The work of Kevin Red Star jumps off the two-dimensional surface it was created on, and envelops the senses with a stirring sense of mystical reality. Portraits of Crow chiefs, night riders and legendary figures are drawn from tightly researched design elements that keep Crow traditions and creativity alive.
But something dramatic takes place as you allow the image to sink in. The figures at first appear to be realistic portraits, but then the vibrant colors and styles of the Crow traditions are brought to life. A sense of accurate detail combines with a grasp of personality that conveys the intensity of the subject, until a whole person seems to emerge. This is electric portraiture, lightning coming out of the prairie sky to zap you right between the eyes.
Red Star has an international pedigree of tradition and modernism that would be the envy of any artist. He’'s been an Artist in Residence at the Russian Academy of Arts in Moscow; his art hangs in museums like Whitney Museum of Western Art, the Smithsonian National Museum of the American Indian and the Institute of American Arts Museum in Sante Fe, where he trained as a young artist in its inaugural class of 1962. Pieces have been shown in Berlin, Paris, Havana, Beijing, and dozens of other exhibitions.

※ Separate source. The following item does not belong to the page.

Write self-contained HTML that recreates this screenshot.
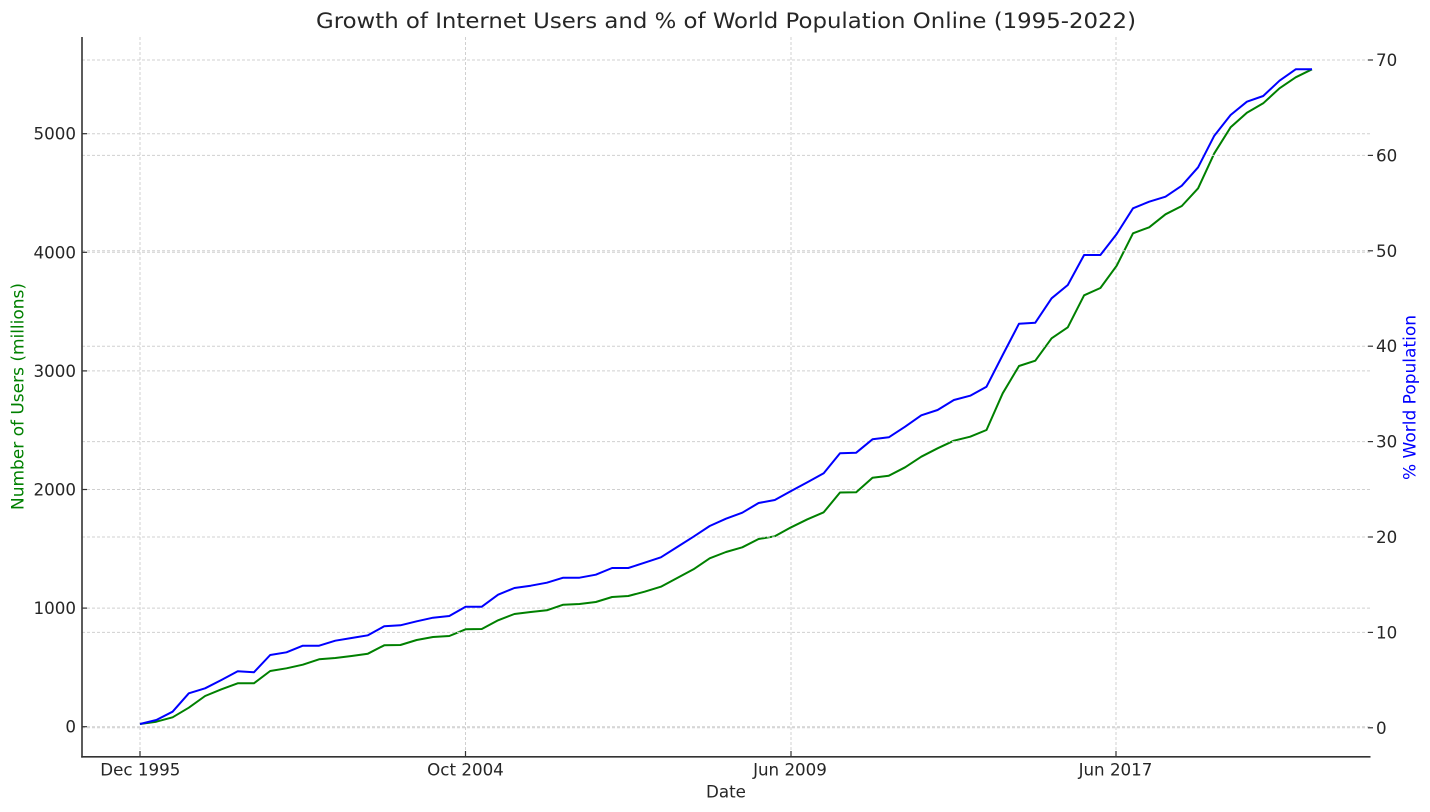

But his inspiration is strictly from the high plains of Montana. ”Crows are a hardy and beautiful people,” he says in a prepared statement. “They moved camp and followed the game, prairie chickens, deer and elk, and moved to the mountains for big horn sheep, whose hides were so soft they were used for baby clothes.“ He makes sure each detail of his work is grounded in authentic research about Indian design elements and costuming. His work in this exhibit ranges from giclee prints on watercolor paper, to oil, to watercolor and ink, plus mixed media and collage.
His time in Russia was particularly motivating. “The art and artifacts that were returned to the churches after the fall of Communism were carefully preserved by very dedicated people who hid and protected it. They rallied. It’s very inspiring,” he says.
Setting up a studio in Montana keeps him grounded in the realities he conveys in his work; two of his three daughters are involved in the creative arts of the community. He continues his work in the continuity of his people. “I think of my art as a part of the great circle of Crow art...In my own style, I now see myself as a recorder of the Crow arts, contemporary arts. If I can leave a message...saying that Crow art and creativity has never died, then I will have achieved what I wanted to.”
The exhibition is at Ancient Traders Gallery as a part of Mitakuye Oyasin, “All My Relations,” the community-based arts program of the American Indian Neighborhood Development Corporation. The exhibit runs through Jan. 28th, 2006.